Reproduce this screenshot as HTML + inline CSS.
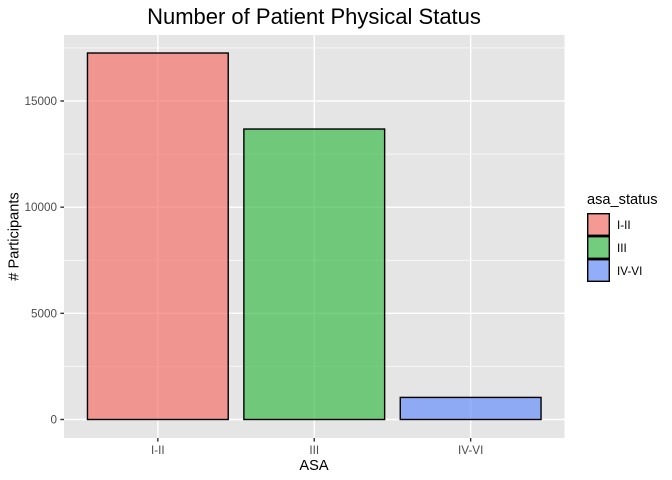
<!DOCTYPE html>
<html>
<head>
<meta charset="utf-8">
<style>
html,body{margin:0;padding:0;background:#fff;width:672px;height:480px;overflow:hidden}
svg{display:block;font-family:"Liberation Sans",Arial,sans-serif}
</style>
</head>
<body>
<svg id="chart" width="672" height="480" viewBox="0 0 672 480" xmlns="http://www.w3.org/2000/svg">
  <rect x="0" y="0" width="672" height="480" fill="#fff"/>
  <rect x="64" y="35" width="500.5" height="403" fill="#E5E5E5"/>
  <g id="grid"></g>
  <g id="bars"></g>
  <g id="axes"></g>
  <text x="314" y="24" font-size="22" text-anchor="middle" fill="#000">Number of Patient Physical Status</text>
  <text x="314" y="470" font-size="14.6" text-anchor="middle" fill="#000">ASA</text>
  <text transform="translate(18.5 236.5) rotate(-90)" font-size="14.6" text-anchor="middle" fill="#000"># Participants</text>
  <g id="legend">
    <text x="587" y="204" font-size="14.6" fill="#000">asa_status</text>
  </g>
</svg>
<script>
var categories = ['I-II', 'III', 'IV-VI'];
var participants = [17260, 13680, 1040];
var yTicks = [0, 5000, 10000, 15000];
var yMinorTicks = [2500, 7500, 12500, 17500];
var barColors = ['#F5746C', '#3EBD4E', '#6A92FC'];

var NS = 'http://www.w3.org/2000/svg';
var panelLeft = 64, panelRight = 564.5, panelTop = 35, panelBottom = 438;
var y0 = 419.5, pxPerUnit = 318.5 / 15000;
var bandStep = (panelRight - panelLeft) / (categories.length + 0.2);

function yScale(v) { return y0 - v * pxPerUnit; }
function xScale(i) { return panelLeft + bandStep * (0.6 + i); }
function make(tag, attrs, parent) {
  var el = document.createElementNS(NS, tag);
  for (var k in attrs) el.setAttribute(k, attrs[k]);
  parent.appendChild(el);
  return el;
}

var grid = document.getElementById('grid');
var bars = document.getElementById('bars');
var axes = document.getElementById('axes');
var legend = document.getElementById('legend');

yMinorTicks.forEach(function (t) {
  var l = make('line', {x1: panelLeft, x2: panelRight, y1: yScale(t), y2: yScale(t), stroke: '#fff', 'stroke-width': 0.7}, grid);
  
  
});
yTicks.forEach(function (t) {
  var l = make('line', {x1: panelLeft, x2: panelRight, y1: yScale(t), y2: yScale(t), stroke: '#fff', 'stroke-width': 1.4}, grid);
  
  

  var tick = make('line', {x1: panelLeft - 3.6, x2: panelLeft, y1: yScale(t), y2: yScale(t), stroke: '#333', 'stroke-width': 1.4}, axes);
  
  

  var txt = make('text', {x: panelLeft - 7, y: yScale(t) + 4, 'font-size': 11.7, 'text-anchor': 'end', fill: '#4D4D4D'}, axes);
  txt.textContent = String(t);
  
  
});

categories.forEach(function (c, i) {
  var cx = xScale(i);
  var g = make('line', {x1: cx, x2: cx, y1: panelTop, y2: panelBottom, stroke: '#fff', 'stroke-width': 1.4}, grid);
  
  

  var w = bandStep * 0.9;
  var bar = make('rect', {x: cx - w / 2, y: yScale(participants[i]), width: w, height: y0 - yScale(participants[i]), fill: barColors[i], 'fill-opacity': 0.7, stroke: '#000', 'stroke-width': 1.4}, bars);
  
  

  var tick = make('line', {x1: cx, x2: cx, y1: panelBottom, y2: panelBottom + 3.6, stroke: '#333', 'stroke-width': 1.4}, axes);
  
  

  var txt = make('text', {x: cx, y: panelBottom + 16, 'font-size': 11.7, 'text-anchor': 'middle', fill: '#4D4D4D'}, axes);
  txt.textContent = c;
  
  

  var ky = 213 + i * 23;
  var bg = make('rect', {x: 587, y: ky, width: 23, height: 23, fill: '#F2F2F2'}, legend);
  
  

  var key = make('rect', {x: 587.7, y: ky + 0.7, width: 21.6, height: 21.6, fill: barColors[i], 'fill-opacity': 0.7, stroke: '#000', 'stroke-width': 1.4}, legend);
  
  

  var lab = make('text', {x: 617, y: ky + 16, 'font-size': 11.7, fill: '#000'}, legend);
  lab.textContent = c;
  
  
});
</script>
</body>
</html>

=== GOAL ===
Output all of the data exactly as it stands, minus any images.

=== WRITTEN RESPONSE ===
Reproduce this screenshot as HTML + inline CSS.
<!DOCTYPE html>
<html>
<head>
<meta charset="utf-8">
<style>
html,body{margin:0;padding:0;background:#fff;width:672px;height:480px;overflow:hidden}
svg{display:block;font-family:"Liberation Sans",Arial,sans-serif}
</style>
</head>
<body>
<svg id="chart" width="672" height="480" viewBox="0 0 672 480" xmlns="http://www.w3.org/2000/svg">
  <rect x="0" y="0" width="672" height="480" fill="#fff"/>
  <rect x="64" y="35" width="500.5" height="403" fill="#E5E5E5"/>
  <g id="grid"></g>
  <g id="bars"></g>
  <g id="axes"></g>
  <text x="314" y="24" font-size="22" text-anchor="middle" fill="#000">Number of Patient Physical Status</text>
  <text x="314" y="470" font-size="14.6" text-anchor="middle" fill="#000">ASA</text>
  <text transform="translate(18.5 236.5) rotate(-90)" font-size="14.6" text-anchor="middle" fill="#000"># Participants</text>
  <g id="legend">
    <text x="587" y="204" font-size="14.6" fill="#000">asa_status</text>
  </g>
</svg>
<script>
var categories = ['I-II', 'III', 'IV-VI'];
var participants = [17260, 13680, 1040];
var yTicks = [0, 5000, 10000, 15000];
var yMinorTicks = [2500, 7500, 12500, 17500];
var barColors = ['#F5746C', '#3EBD4E', '#6A92FC'];

var NS = 'http://www.w3.org/2000/svg';
var panelLeft = 64, panelRight = 564.5, panelTop = 35, panelBottom = 438;
var y0 = 419.5, pxPerUnit = 318.5 / 15000;
var bandStep = (panelRight - panelLeft) / (categories.length + 0.2);

function yScale(v) { return y0 - v * pxPerUnit; }
function xScale(i) { return panelLeft + bandStep * (0.6 + i); }
function make(tag, attrs, parent) {
  var el = document.createElementNS(NS, tag);
  for (var k in attrs) el.setAttribute(k, attrs[k]);
  parent.appendChild(el);
  return el;
}

var grid = document.getElementById('grid');
var bars = document.getElementById('bars');
var axes = document.getElementById('axes');
var legend = document.getElementById('legend');

yMinorTicks.forEach(function (t) {
  var l = make('line', {x1: panelLeft, x2: panelRight, y1: yScale(t), y2: yScale(t), stroke: '#fff', 'stroke-width': 0.7}, grid);
  
  
});
yTicks.forEach(function (t) {
  var l = make('line', {x1: panelLeft, x2: panelRight, y1: yScale(t), y2: yScale(t), stroke: '#fff', 'stroke-width': 1.4}, grid);
  
  

  var tick = make('line', {x1: panelLeft - 3.6, x2: panelLeft, y1: yScale(t), y2: yScale(t), stroke: '#333', 'stroke-width': 1.4}, axes);
  
  

  var txt = make('text', {x: panelLeft - 7, y: yScale(t) + 4, 'font-size': 11.7, 'text-anchor': 'end', fill: '#4D4D4D'}, axes);
  txt.textContent = String(t);
  
  
});

categories.forEach(function (c, i) {
  var cx = xScale(i);
  var g = make('line', {x1: cx, x2: cx, y1: panelTop, y2: panelBottom, stroke: '#fff', 'stroke-width': 1.4}, grid);
  
  

  var w = bandStep * 0.9;
  var bar = make('rect', {x: cx - w / 2, y: yScale(participants[i]), width: w, height: y0 - yScale(participants[i]), fill: barColors[i], 'fill-opacity': 0.7, stroke: '#000', 'stroke-width': 1.4}, bars);
  
  

  var tick = make('line', {x1: cx, x2: cx, y1: panelBottom, y2: panelBottom + 3.6, stroke: '#333', 'stroke-width': 1.4}, axes);
  
  

  var txt = make('text', {x: cx, y: panelBottom + 16, 'font-size': 11.7, 'text-anchor': 'middle', fill: '#4D4D4D'}, axes);
  txt.textContent = c;
  
  

  var ky = 213 + i * 23;
  var bg = make('rect', {x: 587, y: ky, width: 23, height: 23, fill: '#F2F2F2'}, legend);
  
  

  var key = make('rect', {x: 587.7, y: ky + 0.7, width: 21.6, height: 21.6, fill: barColors[i], 'fill-opacity': 0.7, stroke: '#000', 'stroke-width': 1.4}, legend);
  
  

  var lab = make('text', {x: 617, y: ky + 16, 'font-size': 11.7, fill: '#000'}, legend);
  lab.textContent = c;
  
  
});
</script>
</body>
</html>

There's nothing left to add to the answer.